━━━ RECORDED DATA ━━━
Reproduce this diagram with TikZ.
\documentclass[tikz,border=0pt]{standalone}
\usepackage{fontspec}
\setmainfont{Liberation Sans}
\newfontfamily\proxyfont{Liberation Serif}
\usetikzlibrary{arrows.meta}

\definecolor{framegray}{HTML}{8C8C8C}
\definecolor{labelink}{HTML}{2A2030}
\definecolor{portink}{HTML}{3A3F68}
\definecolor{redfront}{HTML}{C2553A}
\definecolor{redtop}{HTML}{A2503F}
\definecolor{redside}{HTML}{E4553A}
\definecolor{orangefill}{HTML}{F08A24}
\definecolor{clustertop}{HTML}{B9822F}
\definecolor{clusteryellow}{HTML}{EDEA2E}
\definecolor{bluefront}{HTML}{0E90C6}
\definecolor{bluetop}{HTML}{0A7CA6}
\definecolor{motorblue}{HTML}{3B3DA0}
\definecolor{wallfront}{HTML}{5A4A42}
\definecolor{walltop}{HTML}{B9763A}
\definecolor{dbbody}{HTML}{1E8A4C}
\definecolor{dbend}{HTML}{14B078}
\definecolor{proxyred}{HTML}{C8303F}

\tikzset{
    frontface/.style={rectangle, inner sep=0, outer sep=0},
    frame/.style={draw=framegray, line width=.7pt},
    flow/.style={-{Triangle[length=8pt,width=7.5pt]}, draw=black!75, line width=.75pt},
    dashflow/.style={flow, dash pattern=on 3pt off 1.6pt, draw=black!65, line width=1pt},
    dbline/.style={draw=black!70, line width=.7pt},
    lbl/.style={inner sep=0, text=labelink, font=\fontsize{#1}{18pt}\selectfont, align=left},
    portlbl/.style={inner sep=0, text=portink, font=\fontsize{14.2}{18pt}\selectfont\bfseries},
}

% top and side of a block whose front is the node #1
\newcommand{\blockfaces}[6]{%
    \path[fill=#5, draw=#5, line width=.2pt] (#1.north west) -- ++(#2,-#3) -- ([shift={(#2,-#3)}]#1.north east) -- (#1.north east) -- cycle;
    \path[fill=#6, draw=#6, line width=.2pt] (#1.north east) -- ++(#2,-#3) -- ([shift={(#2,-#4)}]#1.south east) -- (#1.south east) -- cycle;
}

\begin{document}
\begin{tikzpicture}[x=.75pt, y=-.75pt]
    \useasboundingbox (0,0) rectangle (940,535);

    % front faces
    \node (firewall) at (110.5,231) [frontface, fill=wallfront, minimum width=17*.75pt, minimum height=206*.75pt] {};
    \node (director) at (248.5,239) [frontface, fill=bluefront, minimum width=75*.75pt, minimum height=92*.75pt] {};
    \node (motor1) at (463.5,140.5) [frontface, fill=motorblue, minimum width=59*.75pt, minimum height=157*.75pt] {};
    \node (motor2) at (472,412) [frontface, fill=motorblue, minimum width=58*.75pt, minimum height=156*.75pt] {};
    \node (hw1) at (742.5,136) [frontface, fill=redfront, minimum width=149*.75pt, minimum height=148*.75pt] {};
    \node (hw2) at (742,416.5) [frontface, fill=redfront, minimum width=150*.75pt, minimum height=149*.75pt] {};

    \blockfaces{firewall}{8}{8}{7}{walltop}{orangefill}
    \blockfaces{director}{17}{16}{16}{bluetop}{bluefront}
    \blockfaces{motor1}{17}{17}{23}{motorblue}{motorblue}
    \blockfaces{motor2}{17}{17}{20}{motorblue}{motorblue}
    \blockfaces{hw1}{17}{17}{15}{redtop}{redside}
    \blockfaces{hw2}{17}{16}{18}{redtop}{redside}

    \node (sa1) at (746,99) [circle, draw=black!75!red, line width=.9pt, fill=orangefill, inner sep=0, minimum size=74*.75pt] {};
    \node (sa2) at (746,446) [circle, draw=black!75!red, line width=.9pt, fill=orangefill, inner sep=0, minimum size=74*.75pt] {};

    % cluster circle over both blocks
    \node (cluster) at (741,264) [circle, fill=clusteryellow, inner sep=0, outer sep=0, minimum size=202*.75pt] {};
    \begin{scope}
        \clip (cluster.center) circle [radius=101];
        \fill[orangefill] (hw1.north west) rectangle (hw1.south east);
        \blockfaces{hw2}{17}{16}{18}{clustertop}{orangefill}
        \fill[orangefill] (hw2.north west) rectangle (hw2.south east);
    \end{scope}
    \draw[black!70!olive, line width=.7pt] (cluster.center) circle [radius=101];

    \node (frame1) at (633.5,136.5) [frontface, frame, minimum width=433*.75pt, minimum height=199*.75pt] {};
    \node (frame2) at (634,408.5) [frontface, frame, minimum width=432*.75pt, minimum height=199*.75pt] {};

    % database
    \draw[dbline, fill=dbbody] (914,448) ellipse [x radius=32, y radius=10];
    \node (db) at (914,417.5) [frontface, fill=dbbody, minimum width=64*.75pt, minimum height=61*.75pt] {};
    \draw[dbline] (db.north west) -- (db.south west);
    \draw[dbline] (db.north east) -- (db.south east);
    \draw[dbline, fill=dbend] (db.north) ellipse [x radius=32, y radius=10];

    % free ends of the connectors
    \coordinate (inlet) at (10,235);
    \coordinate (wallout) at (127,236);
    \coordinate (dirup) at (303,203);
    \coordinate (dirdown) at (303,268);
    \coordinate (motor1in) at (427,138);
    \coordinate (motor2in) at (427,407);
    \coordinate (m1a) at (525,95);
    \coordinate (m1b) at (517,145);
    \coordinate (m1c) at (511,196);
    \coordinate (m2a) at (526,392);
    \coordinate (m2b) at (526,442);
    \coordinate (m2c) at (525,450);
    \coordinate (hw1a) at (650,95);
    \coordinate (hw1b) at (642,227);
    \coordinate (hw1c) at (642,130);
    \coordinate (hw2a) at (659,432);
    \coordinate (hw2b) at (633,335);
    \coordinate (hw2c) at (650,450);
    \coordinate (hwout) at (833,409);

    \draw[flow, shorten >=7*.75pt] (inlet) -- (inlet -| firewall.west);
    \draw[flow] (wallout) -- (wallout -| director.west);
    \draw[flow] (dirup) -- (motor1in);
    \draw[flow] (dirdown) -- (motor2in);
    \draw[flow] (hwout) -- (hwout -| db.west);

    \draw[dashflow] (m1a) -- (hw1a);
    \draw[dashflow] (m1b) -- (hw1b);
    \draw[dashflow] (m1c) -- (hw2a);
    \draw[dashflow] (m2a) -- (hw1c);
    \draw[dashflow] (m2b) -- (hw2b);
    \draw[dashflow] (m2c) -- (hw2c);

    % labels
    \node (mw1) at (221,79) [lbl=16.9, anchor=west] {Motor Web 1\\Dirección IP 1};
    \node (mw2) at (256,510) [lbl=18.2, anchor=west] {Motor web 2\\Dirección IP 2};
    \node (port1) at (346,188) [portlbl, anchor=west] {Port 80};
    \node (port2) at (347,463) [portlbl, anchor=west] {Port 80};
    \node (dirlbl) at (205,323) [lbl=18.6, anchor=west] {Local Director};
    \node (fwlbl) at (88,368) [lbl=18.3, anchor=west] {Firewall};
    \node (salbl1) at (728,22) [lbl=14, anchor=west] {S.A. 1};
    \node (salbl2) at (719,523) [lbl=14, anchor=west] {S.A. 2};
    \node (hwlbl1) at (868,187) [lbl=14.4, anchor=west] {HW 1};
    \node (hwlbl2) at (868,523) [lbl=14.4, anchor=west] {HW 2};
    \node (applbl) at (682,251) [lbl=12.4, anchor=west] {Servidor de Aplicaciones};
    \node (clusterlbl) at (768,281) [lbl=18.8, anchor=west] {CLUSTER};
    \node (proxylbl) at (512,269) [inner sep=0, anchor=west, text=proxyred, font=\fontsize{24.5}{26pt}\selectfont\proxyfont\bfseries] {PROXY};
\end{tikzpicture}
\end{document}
━━━
Transcribe the full listing above without leaving anything out.

§ EXERCISE OUTPUT
Reproduce this diagram with TikZ.
\documentclass[tikz,border=0pt]{standalone}
\usepackage{fontspec}
\setmainfont{Liberation Sans}
\newfontfamily\proxyfont{Liberation Serif}
\usetikzlibrary{arrows.meta}

\definecolor{framegray}{HTML}{8C8C8C}
\definecolor{labelink}{HTML}{2A2030}
\definecolor{portink}{HTML}{3A3F68}
\definecolor{redfront}{HTML}{C2553A}
\definecolor{redtop}{HTML}{A2503F}
\definecolor{redside}{HTML}{E4553A}
\definecolor{orangefill}{HTML}{F08A24}
\definecolor{clustertop}{HTML}{B9822F}
\definecolor{clusteryellow}{HTML}{EDEA2E}
\definecolor{bluefront}{HTML}{0E90C6}
\definecolor{bluetop}{HTML}{0A7CA6}
\definecolor{motorblue}{HTML}{3B3DA0}
\definecolor{wallfront}{HTML}{5A4A42}
\definecolor{walltop}{HTML}{B9763A}
\definecolor{dbbody}{HTML}{1E8A4C}
\definecolor{dbend}{HTML}{14B078}
\definecolor{proxyred}{HTML}{C8303F}

\tikzset{
    frontface/.style={rectangle, inner sep=0, outer sep=0},
    frame/.style={draw=framegray, line width=.7pt},
    flow/.style={-{Triangle[length=8pt,width=7.5pt]}, draw=black!75, line width=.75pt},
    dashflow/.style={flow, dash pattern=on 3pt off 1.6pt, draw=black!65, line width=1pt},
    dbline/.style={draw=black!70, line width=.7pt},
    lbl/.style={inner sep=0, text=labelink, font=\fontsize{#1}{18pt}\selectfont, align=left},
    portlbl/.style={inner sep=0, text=portink, font=\fontsize{14.2}{18pt}\selectfont\bfseries},
}

% top and side of a block whose front is the node #1
\newcommand{\blockfaces}[6]{%
    \path[fill=#5, draw=#5, line width=.2pt] (#1.north west) -- ++(#2,-#3) -- ([shift={(#2,-#3)}]#1.north east) -- (#1.north east) -- cycle;
    \path[fill=#6, draw=#6, line width=.2pt] (#1.north east) -- ++(#2,-#3) -- ([shift={(#2,-#4)}]#1.south east) -- (#1.south east) -- cycle;
}

\begin{document}
\begin{tikzpicture}[x=.75pt, y=-.75pt]
    \useasboundingbox (0,0) rectangle (940,535);

    % front faces
    \node (firewall) at (110.5,231) [frontface, fill=wallfront, minimum width=17*.75pt, minimum height=206*.75pt] {};
    \node (director) at (248.5,239) [frontface, fill=bluefront, minimum width=75*.75pt, minimum height=92*.75pt] {};
    \node (motor1) at (463.5,140.5) [frontface, fill=motorblue, minimum width=59*.75pt, minimum height=157*.75pt] {};
    \node (motor2) at (472,412) [frontface, fill=motorblue, minimum width=58*.75pt, minimum height=156*.75pt] {};
    \node (hw1) at (742.5,136) [frontface, fill=redfront, minimum width=149*.75pt, minimum height=148*.75pt] {};
    \node (hw2) at (742,416.5) [frontface, fill=redfront, minimum width=150*.75pt, minimum height=149*.75pt] {};

    \blockfaces{firewall}{8}{8}{7}{walltop}{orangefill}
    \blockfaces{director}{17}{16}{16}{bluetop}{bluefront}
    \blockfaces{motor1}{17}{17}{23}{motorblue}{motorblue}
    \blockfaces{motor2}{17}{17}{20}{motorblue}{motorblue}
    \blockfaces{hw1}{17}{17}{15}{redtop}{redside}
    \blockfaces{hw2}{17}{16}{18}{redtop}{redside}

    \node (sa1) at (746,99) [circle, draw=black!75!red, line width=.9pt, fill=orangefill, inner sep=0, minimum size=74*.75pt] {};
    \node (sa2) at (746,446) [circle, draw=black!75!red, line width=.9pt, fill=orangefill, inner sep=0, minimum size=74*.75pt] {};

    % cluster circle over both blocks
    \node (cluster) at (741,264) [circle, fill=clusteryellow, inner sep=0, outer sep=0, minimum size=202*.75pt] {};
    \begin{scope}
        \clip (cluster.center) circle [radius=101];
        \fill[orangefill] (hw1.north west) rectangle (hw1.south east);
        \blockfaces{hw2}{17}{16}{18}{clustertop}{orangefill}
        \fill[orangefill] (hw2.north west) rectangle (hw2.south east);
    \end{scope}
    \draw[black!70!olive, line width=.7pt] (cluster.center) circle [radius=101];

    \node (frame1) at (633.5,136.5) [frontface, frame, minimum width=433*.75pt, minimum height=199*.75pt] {};
    \node (frame2) at (634,408.5) [frontface, frame, minimum width=432*.75pt, minimum height=199*.75pt] {};

    % database
    \draw[dbline, fill=dbbody] (914,448) ellipse [x radius=32, y radius=10];
    \node (db) at (914,417.5) [frontface, fill=dbbody, minimum width=64*.75pt, minimum height=61*.75pt] {};
    \draw[dbline] (db.north west) -- (db.south west);
    \draw[dbline] (db.north east) -- (db.south east);
    \draw[dbline, fill=dbend] (db.north) ellipse [x radius=32, y radius=10];

    % free ends of the connectors
    \coordinate (inlet) at (10,235);
    \coordinate (wallout) at (127,236);
    \coordinate (dirup) at (303,203);
    \coordinate (dirdown) at (303,268);
    \coordinate (motor1in) at (427,138);
    \coordinate (motor2in) at (427,407);
    \coordinate (m1a) at (525,95);
    \coordinate (m1b) at (517,145);
    \coordinate (m1c) at (511,196);
    \coordinate (m2a) at (526,392);
    \coordinate (m2b) at (526,442);
    \coordinate (m2c) at (525,450);
    \coordinate (hw1a) at (650,95);
    \coordinate (hw1b) at (642,227);
    \coordinate (hw1c) at (642,130);
    \coordinate (hw2a) at (659,432);
    \coordinate (hw2b) at (633,335);
    \coordinate (hw2c) at (650,450);
    \coordinate (hwout) at (833,409);

    \draw[flow, shorten >=7*.75pt] (inlet) -- (inlet -| firewall.west);
    \draw[flow] (wallout) -- (wallout -| director.west);
    \draw[flow] (dirup) -- (motor1in);
    \draw[flow] (dirdown) -- (motor2in);
    \draw[flow] (hwout) -- (hwout -| db.west);

    \draw[dashflow] (m1a) -- (hw1a);
    \draw[dashflow] (m1b) -- (hw1b);
    \draw[dashflow] (m1c) -- (hw2a);
    \draw[dashflow] (m2a) -- (hw1c);
    \draw[dashflow] (m2b) -- (hw2b);
    \draw[dashflow] (m2c) -- (hw2c);

    % labels
    \node (mw1) at (221,79) [lbl=16.9, anchor=west] {Motor Web 1\\Dirección IP 1};
    \node (mw2) at (256,510) [lbl=18.2, anchor=west] {Motor web 2\\Dirección IP 2};
    \node (port1) at (346,188) [portlbl, anchor=west] {Port 80};
    \node (port2) at (347,463) [portlbl, anchor=west] {Port 80};
    \node (dirlbl) at (205,323) [lbl=18.6, anchor=west] {Local Director};
    \node (fwlbl) at (88,368) [lbl=18.3, anchor=west] {Firewall};
    \node (salbl1) at (728,22) [lbl=14, anchor=west] {S.A. 1};
    \node (salbl2) at (719,523) [lbl=14, anchor=west] {S.A. 2};
    \node (hwlbl1) at (868,187) [lbl=14.4, anchor=west] {HW 1};
    \node (hwlbl2) at (868,523) [lbl=14.4, anchor=west] {HW 2};
    \node (applbl) at (682,251) [lbl=12.4, anchor=west] {Servidor de Aplicaciones};
    \node (clusterlbl) at (768,281) [lbl=18.8, anchor=west] {CLUSTER};
    \node (proxylbl) at (512,269) [inner sep=0, anchor=west, text=proxyred, font=\fontsize{24.5}{26pt}\selectfont\proxyfont\bfseries] {PROXY};
\end{tikzpicture}
\end{document}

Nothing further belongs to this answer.